The movie Captain America: The First Avenger opens July 22 and we all know what that means! Yes, it's another conveniently timed release of the video game in an effort to trick us out of all our money! For the most devoted fans of the movie, the concept of releasing the game at the same time of the movie is gold: it gives you the opportunity to interact with the storyline and characters. However, more often than not, the games prove to be sloppy, hurried, and poorly executed. And since Hollywood has a long history of disrespecting the gamers, we tend to view these "video games based on the hit movie" with a lot of cynicism. So, when Bayer asked me to do a review of Xbox 360's Captain America: Super Soldier, I went into it certain I was going to hate it, which would give me ample room to rant and bitch and complain about those soulless, mercenary Hollywood buttheads and their ongoing attempts at world domination via shoddy merchandising.
Except, I liked it. Whoops! All that sanctimony and nowhere to use it.

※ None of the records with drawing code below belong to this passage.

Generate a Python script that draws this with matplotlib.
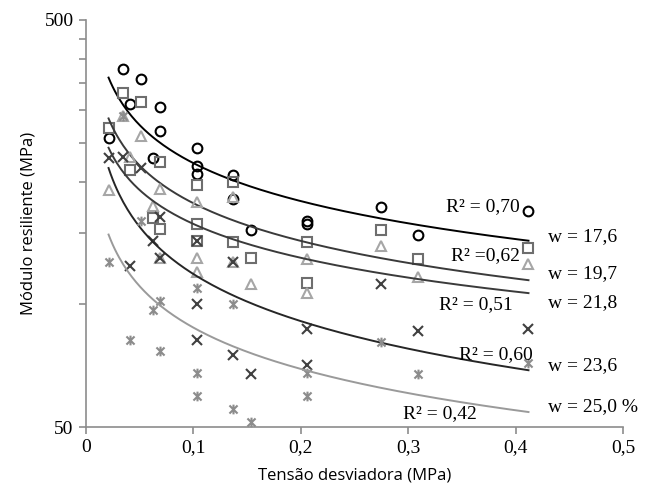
import numpy as np
import matplotlib.pyplot as plt
from matplotlib.path import Path
from matplotlib.ticker import FixedLocator, NullFormatter

# tensao desviadora (MPa), same sequence for all moisture contents
tensao = [0.021, 0.041, 0.062, 0.034, 0.069, 0.103, 0.051, 0.103, 0.154,
          0.069, 0.137, 0.206, 0.103, 0.206, 0.309, 0.137, 0.275, 0.412]

# modulo resiliente (MPa) per moisture content
mr_176 = [256, 311, 229, 379, 306, 242, 358, 219, 152, 267, 208, 160, 209, 158, 148, 182, 174, 170]
mr_197 = [271, 214, 163, 331, 224, 197, 314, 158, 130, 153, 200, 142, 143, 113, 129, 142, 152, 138]
mr_218 = [191, 230, 175, 290, 192, 179, 259, 130, 112, 130, 184, 129, 120, 107, 117, 127, 139, 126]
mr_236 = [229, 124, 143, 230, 164, 143, 216, 100, 67.5, 130, 127, 87, 82, 71, 86, 75, 112, 87]
mr_250 = [127, 82, 97, 290, 102, 110, 160, 68, 51.5, 77, 100, 68, 59.6, 59.6, 67.5, 55.3, 81, 71.7]

r2_labels = ["R² = 0,70", "R² =0,62", "R² = 0,51", "R² = 0,60", "R² = 0,42"]
w_labels = ["w = 17,6", "w = 19,7", "w = 21,8", "w = 23,6", "w = 25,0 %"]

# asterisk marker like the spreadsheet one (x with a vertical stroke)
star = Path([(-1, -1), (1, 1), (-1, 1), (1, -1), (0, -1.2), (0, 1.2)],
            [Path.MOVETO, Path.LINETO, Path.MOVETO, Path.LINETO, Path.MOVETO, Path.LINETO])

series = [
    (mr_176, dict(marker='o', mec='black', ms=7), 'black'),
    (mr_197, dict(marker='s', mec='#6e6e6e', ms=6.5), '#3a3a3a'),
    (mr_218, dict(marker='^', mec='#a6a6a6', ms=7), '#3a3a3a'),
    (mr_236, dict(marker='x', mec='#404040', ms=7), '#262626'),
    (mr_250, dict(marker=star, mec='#8c8c8c', ms=7), '#9a9a9a'),
]

fig = plt.figure(figsize=(6.45, 4.92), dpi=100)
ax = fig.add_axes([86/645, 65/492, 537/645, 407/492])

x = np.array(tensao)
xs = np.linspace(x.min(), x.max(), 200)
for vals, mk, lc in series:
    y = np.array(vals, dtype=float)
    ax.plot(x, y, ls='none', mfc='none', mew=1.5, **mk)
    # power trendline fitted in log-log space
    b, lna = np.polyfit(np.log(x), np.log(y), 1)
    ax.plot(xs, np.exp(lna) * xs**b, color=lc, lw=1.4)

ax.set_yscale('log')
ax.set_xlim(0, 0.5)
ax.set_ylim(50, 500)
ax.yaxis.set_major_locator(FixedLocator([50, 500]))
ax.yaxis.set_minor_locator(FixedLocator(np.arange(100, 500, 50)))
ax.yaxis.set_minor_formatter(NullFormatter())
ax.set_yticklabels(['50', '500'])
ax.set_xticks(np.arange(0, 0.51, 0.1))
ax.set_xticklabels(['0', '0,1', '0,2', '0,3', '0,4', '0,5'])

for s in ['top', 'right']:
    ax.spines[s].set_visible(False)
for s in ['left', 'bottom']:
    ax.spines[s].set_color('#8c8c8c')
    ax.spines[s].set_linewidth(1.2)
ax.tick_params(which='both', length=5, color='#8c8c8c', width=1.2)
ax.tick_params(labelsize=14, pad=4)
for lab in ax.get_xticklabels() + ax.get_yticklabels():
    lab.set_family('Liberation Serif')

ax.set_xlabel('Tensão desviadora (MPa)', fontsize=12, family='Open Sans', labelpad=8)
ax.set_ylabel('Módulo resiliente (MPa)', fontsize=12, family='Open Sans', labelpad=6)

r2_pos = [(0.808, 0.541), (0.808, 0.420), (0.795, 0.300), (0.832, 0.177), (0.728, 0.034)]
for t, (px, py) in zip(r2_labels, r2_pos):
    ax.text(px, py, t, transform=ax.transAxes, ha='right', va='center',
            fontsize=14, family='Liberation Serif')
w_y = [0.467, 0.378, 0.305, 0.152, 0.049]
for t, py in zip(w_labels, w_y):
    ax.text(0.860, py, t, transform=ax.transAxes, ha='left', va='center',
            fontsize=14, family='Liberation Serif', clip_on=False)

fig.savefig('out.png', dpi=100)
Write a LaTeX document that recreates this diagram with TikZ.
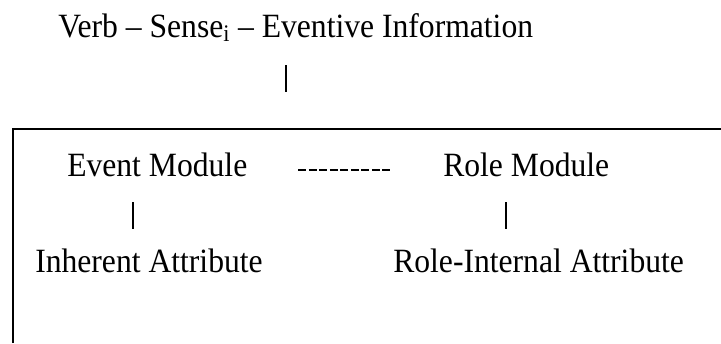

The game is fun, fast-paced, and friendly, which are, of course, three out of the four of my very favorite eff-words. The graphics are solid, the character's movement is smooth like melted buttah, and the game itself is a respectable length: it gives you 18, fairly involved chapters to work your way through, which is more than enough for your average gamer. Obviously, you genius gamers are a whole other breed and I know the only way you could feel remotely challenged is if the game was actually, literally tied to your own life; but for those of us who aren't unemployed, semi-cyborgs, Captain America: Super Soldier falls into the category of "good times."
The game's strongest attribute is the acrobatic, seamless fighting. Great combat can make up for smaller shortcomings, such as the fact that the game tends to be visually repetitive and the decrypting and/or hotwiring you have to do is so easy it's insulting. Most of us have opposable thumbs, you know. But again, when the combat is this fun, it's hardly noticeable. More varied, intricate games have been thoroughly sunk by rotten, clunky combat: Captain America: Super Soldier gets it right.
And the game is available in 3D, which, gimmick though it tends to be sometimes, would frankly be bitchin' with this particular game. I don't have the hardware to experience it in 3D, but for those of you who do: go kick some robot Nazi ass in all three dimensions, baby.
The story is available to the player via optional film reels, for those of us not as familiar with the comic; but if you already know the history and the characters, you can just move right along in the interest of pacing.
It does have its glitchy moments, like most games, but it's minor: e.g., you hurl your shield and it flies through supposedly solid walls. It's a few seconds of extremely mild irritation, and nothing a little combat can't cure.
The controls are easy enough to pick up with a bit of mellow practice, and the levels are big enough in actual scope to present a fun challenge. Again, if you're the type of lunatic who loves to be challenged to the point of frustrating impossibility, you'll go breezing through Captain America: Super Soldier. This game is designed with the casual gamers in mind so it can entertain a wider demographic of people (you know, those of us who are sane).
As much as this sounds like a cop-out, the game's replayability is going to depend on the individual. I can get an enormous amount of fun out of quality games: I beat the game, I put it down for a few months until I've forgotten about it, and then I beat the game again. With certain games I can do this for years, thus justifying the $60 retail price. Personally, I could replay the game a couple of times over a span of months; I have other gamer friends who I know for a fact would happily play it once and never pick it up again. But let's be honest, you already know what category you fall into and can make an informed decision about owning versus renting.